Namun Organisasi Intelijen Keamanan Australia (ASIO) mengatakan faktor-faktor yang mendorong tingkat ancaman tidak lagi ada atau hanya bertahan pada tingkat yang lebih rendah.
"Sementara Australia tetap menjadi target potensial teroris, ada lebih sedikit ekstremis yang berniat melakukan serangan di darat," kata Mike Burgess, direktur jenderal ASIO, kepada wartawan.
Menurut dia, perubahan itu tidak berarti semua ancaman teror telah dipadamkan.
"Masih masuk akal bahwa seseorang akan mati di tangan seorang teroris di Australia dalam 12 bulan ke depan meskipun, tentu saja, (kami) akan bekerja sepanjang waktu untuk mencegahnya," tambahnya.
Bulan lalu, pemerintah Partai Buruh memutuskan memulangkan empat perempuan Australia dan 13 anak mereka dari kamp pengungsi Suriah, melanjutkan program kontroversial yang dikritik oleh oposisi Liberal-Nasional.

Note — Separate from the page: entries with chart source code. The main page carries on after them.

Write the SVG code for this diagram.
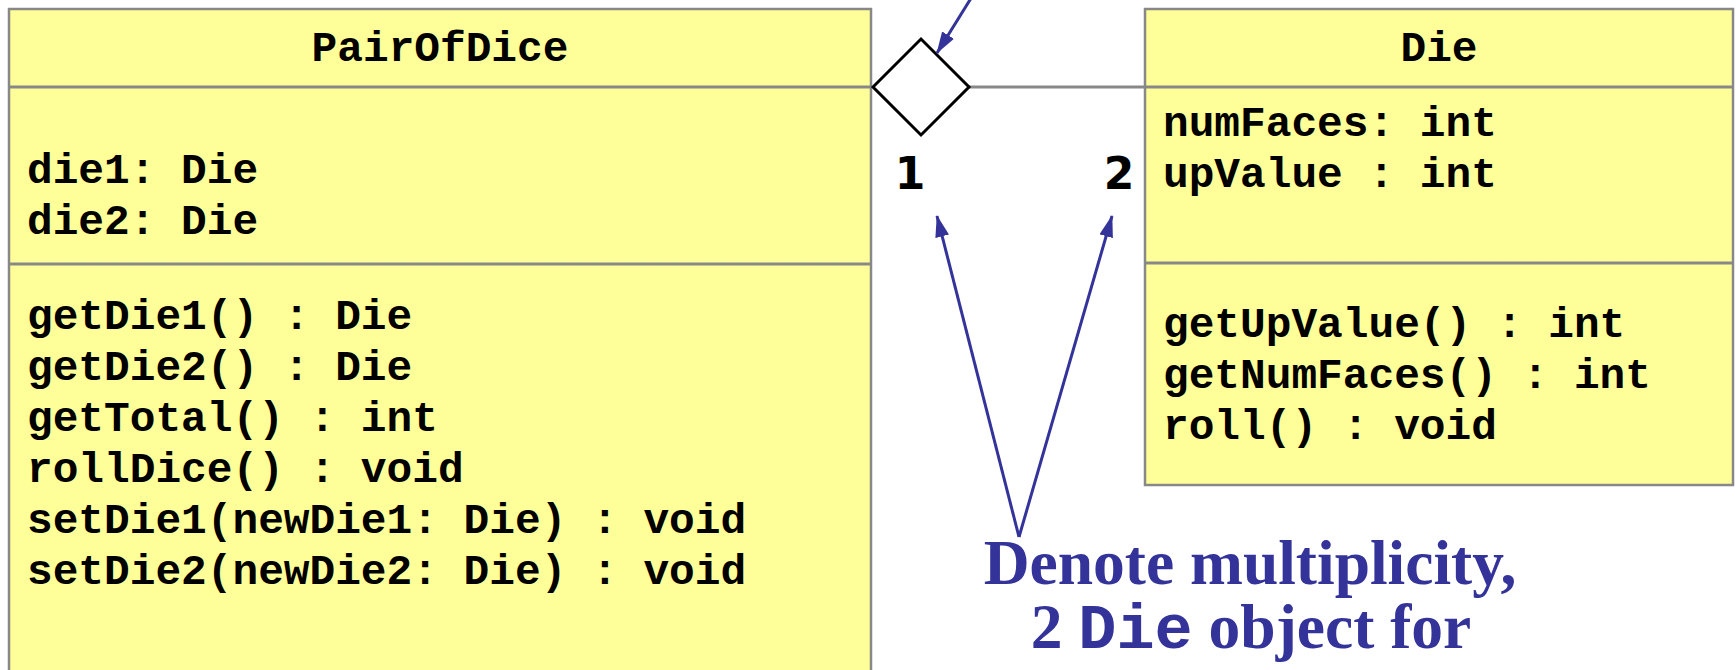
<svg xmlns="http://www.w3.org/2000/svg" width="1736" height="670" viewBox="0 0 1736 670">
  <defs>
    <style>
      .box { fill: #FFFF99; stroke: #888888; stroke-width: 2.5; }
      .sep { stroke: #888888; stroke-width: 3; }
      .mono { font-family: "Liberation Mono", "Courier New", monospace; font-weight: bold; font-size: 42.8px; fill: #000000; }
      .title { text-anchor: middle; }
      .mult { font-family: "DejaVu Sans", Verdana, sans-serif; font-weight: bold; font-size: 44px; fill: #000000; text-anchor: middle; }
      .note { font-family: "Liberation Serif", "Times New Roman", serif; font-weight: bold; font-size: 63.5px; fill: #333399; text-anchor: middle; }
      .note-code { font-family: "Liberation Mono", "Courier New", monospace; }
      .pointer { stroke: #333399; stroke-width: 3; fill: none; }
      .assoc { stroke: #888888; stroke-width: 3; fill: none; }
      .diamond { fill: #FFFFFF; stroke: #000000; stroke-width: 3; stroke-linejoin: miter; }
    </style>
    <marker id="arrow" viewBox="0 0 22 14" refX="21" refY="7" markerWidth="22" markerHeight="14" markerUnits="userSpaceOnUse" orient="auto">
      <path d="M0,0 L22,7 L0,14 Z" fill="#333399"/>
    </marker>
  </defs>

  <rect width="1736" height="670" fill="#FFFFFF"/>

  <!-- PairOfDice class -->
  <g id="pairOfDice">
    <rect class="box" x="9" y="9" width="862" height="700"/>
    <line class="sep" x1="9" y1="87" x2="871" y2="87"/>
    <line class="sep" x1="9" y1="264" x2="871" y2="264"/>
    <text class="mono title" x="440" y="61">PairOfDice</text>
    <text class="mono" x="27" y="183">die1: Die</text>
    <text class="mono" x="27" y="234">die2: Die</text>
    <text class="mono" x="27" y="329">getDie1() : Die</text>
    <text class="mono" x="27" y="380">getDie2() : Die</text>
    <text class="mono" x="27" y="431">getTotal() : int</text>
    <text class="mono" x="27" y="482">rollDice() : void</text>
    <text class="mono" x="27" y="533">setDie1(newDie1: Die) : void</text>
    <text class="mono" x="27" y="584">setDie2(newDie2: Die) : void</text>
  </g>

  <!-- Die class -->
  <g id="die">
    <rect class="box" x="1145" y="9" width="588" height="476"/>
    <line class="sep" x1="1145" y1="87" x2="1733" y2="87"/>
    <line class="sep" x1="1145" y1="263" x2="1733" y2="263"/>
    <text class="mono title" x="1439" y="61">Die</text>
    <text class="mono" x="1163" y="136">numFaces: int</text>
    <text class="mono" x="1163" y="187">upValue : int</text>
    <text class="mono" x="1163" y="337">getUpValue() : int</text>
    <text class="mono" x="1163" y="388">getNumFaces() : int</text>
    <text class="mono" x="1163" y="439">roll() : void</text>
  </g>

  <!-- Aggregation between the classes, with multiplicities -->
  <g id="connectors">
    <line class="assoc" x1="969" y1="87" x2="1145" y2="87"/>
    <polygon class="diamond" points="873,87 921,39 969,87 921,135"/>
    <text class="mult" x="910" y="189">1</text>
    <text class="mult" x="1119" y="189">2</text>
    <line class="pointer" x1="973" y1="-5" x2="937" y2="53" marker-end="url(#arrow)"/>
    <line class="pointer" x1="1019" y1="537" x2="937" y2="216" marker-end="url(#arrow)"/>
    <line class="pointer" x1="1019" y1="537" x2="1112" y2="216" marker-end="url(#arrow)"/>
  </g>

  <!-- Annotation -->
  <g id="note">
    <text class="note" x="1250" y="584">Denote multiplicity,</text>
    <text class="note" x="1251" y="648">2 <tspan class="note-code">Die</tspan> object for</text>
  </g>
</svg>
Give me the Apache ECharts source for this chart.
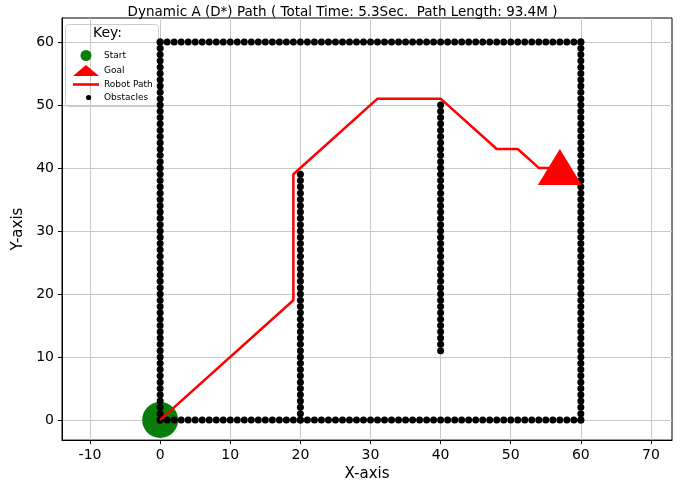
<!DOCTYPE html>
<html><head><meta charset="utf-8">
<script src="https://cdn.jsdelivr.net/npm/echarts@6/dist/echarts.min.js"></script>
<style>html,body{margin:0;padding:0;background:#fff}#c{width:685px;height:487px}</style>
</head><body><div id="c"></div>
<script>
const xTicks = [-10,0,10,20,30,40,50,60,70];
const yTicks = [0,10,20,30,40,50,60];
const startPt = [[0,0]];
const goalPt = [[57,39.5]];
const pathX = [0,19,19,31,40,48,51,54,57];
const pathY = [0,19,39,51,51,43,43,40,40];
// obstacle walls: [x0,y0,x1,y1]
const walls = [[0,0,0,60],[0,60,60,60],[60,0,60,60],[0,0,60,0],[20,0,20,39],[40,11,40,50]];
const obstacles = [];
walls.forEach(([x0,y0,x1,y1])=>{
  const n = Math.max(Math.abs(x1-x0),Math.abs(y1-y0));
  for(let i=0;i<=n;i++){obstacles.push([x0+(x1-x0)*i/n, y0+(y1-y0)*i/n]);}
});
const path = pathX.map((x,i)=>[x,pathY[i]]);
const f = 'DejaVu Sans';
const chart = echarts.init(document.getElementById('c'));
const axisCommon = {
  axisLine:{onZero:false,lineStyle:{color:'#000'}},
  axisTick:{length:4,lineStyle:{color:'#000'}},
  axisLabel:{color:'#000',fontSize:14,fontFamily:f},
  splitLine:{show:true,lineStyle:{color:'#c8c8c8',width:1}},
  nameTextStyle:{color:'#000',fontSize:15,fontFamily:f}
};
chart.setOption({
  animation:false,
  title:{text:'Dynamic A (D*) Path ( Total Time: 5.3Sec.  Path Length: 93.4M )',left:'center',top:0,
    textStyle:{fontSize:13.5,fontWeight:'normal',fontFamily:f,color:'#000'}},
  grid:{left:62,right:13,top:18,bottom:46,show:true,borderColor:'#000',borderWidth:1},
  xAxis:Object.assign({},axisCommon,{type:'value',min:-14,max:73,name:'X-axis',nameLocation:'middle',nameGap:26,
    axisLabel:Object.assign({},axisCommon.axisLabel,{customValues:xTicks}),
    axisTick:Object.assign({},axisCommon.axisTick,{customValues:xTicks}),
    splitLine:Object.assign({},axisCommon.splitLine,{customValues:xTicks})}),
  yAxis:Object.assign({},axisCommon,{type:'value',min:-3.2,max:63.8,name:'Y-axis',nameLocation:'middle',nameGap:34,
    axisLabel:Object.assign({},axisCommon.axisLabel,{customValues:yTicks}),
    axisTick:Object.assign({},axisCommon.axisTick,{customValues:yTicks}),
    splitLine:Object.assign({},axisCommon.splitLine,{customValues:yTicks})}),
  legend:{orient:'vertical',left:68,top:45,itemWidth:26,itemHeight:11,itemGap:4,
    textStyle:{fontSize:9,fontFamily:f,color:'#000'},
    data:[{name:'Start',icon:'circle'},{name:'Goal',icon:'triangle'},
      {name:'Robot Path',icon:'path://M0,0L40,0L40,4L0,4Z'},
      {name:'Obstacles',icon:'path://M0,0A1,1 0 1 1 0,0.001Z M-5,0L-5,0.001M5,0L5,0.001'}]},
  graphic:[
    {type:'rect',left:65,top:24,shape:{width:93,height:82,r:3},style:{fill:'rgba(255,255,255,0.85)',stroke:'#ccc'},z:0},
    {type:'text',left:93,top:26,style:{text:'Key:',fontSize:14,fontFamily:f,fill:'#000'},z:10}
  ],
  series:[
    {name:'Obstacles',type:'scatter',data:obstacles,symbolSize:7,itemStyle:{color:'#000',opacity:1},z:2},
    {name:'Robot Path',type:'line',data:path,symbol:'none',lineStyle:{color:'#ff0000',width:2.5},itemStyle:{color:'#ff0000'},z:3},
    {name:'Start',type:'scatter',data:startPt,symbolSize:36,itemStyle:{color:'#0a7d0a',opacity:1},z:1},
    {name:'Goal',type:'scatter',data:goalPt,symbol:'triangle',symbolSize:[44,36],symbolOffset:[0,-4],itemStyle:{color:'#ff0000',opacity:1},z:4}
  ]
});
</script></body></html>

Burgess mengatakan keputusan hari Senin memperhitungkan langkah untuk memulangkan kelompok tersebut, terkait dengan pejuang yang tewas atau dipenjara dari kelompok militan Negara Islam (ISIS).
Menurut Burgess, jaringan lepas pantai, kemampuan dan daya pikat kelompok Islam radikal telah terdegradasi dengan memudarnya dukungan mereka di Australia meskipun belum menghilang.
"Sementara ASIO mempertimbangkan semua faktor ini saat memutuskan untuk menurunkan tingkat ancaman terorisme, saya hampir dapat menjamin bahwa ini akan perlu naik lagi di masa depan.”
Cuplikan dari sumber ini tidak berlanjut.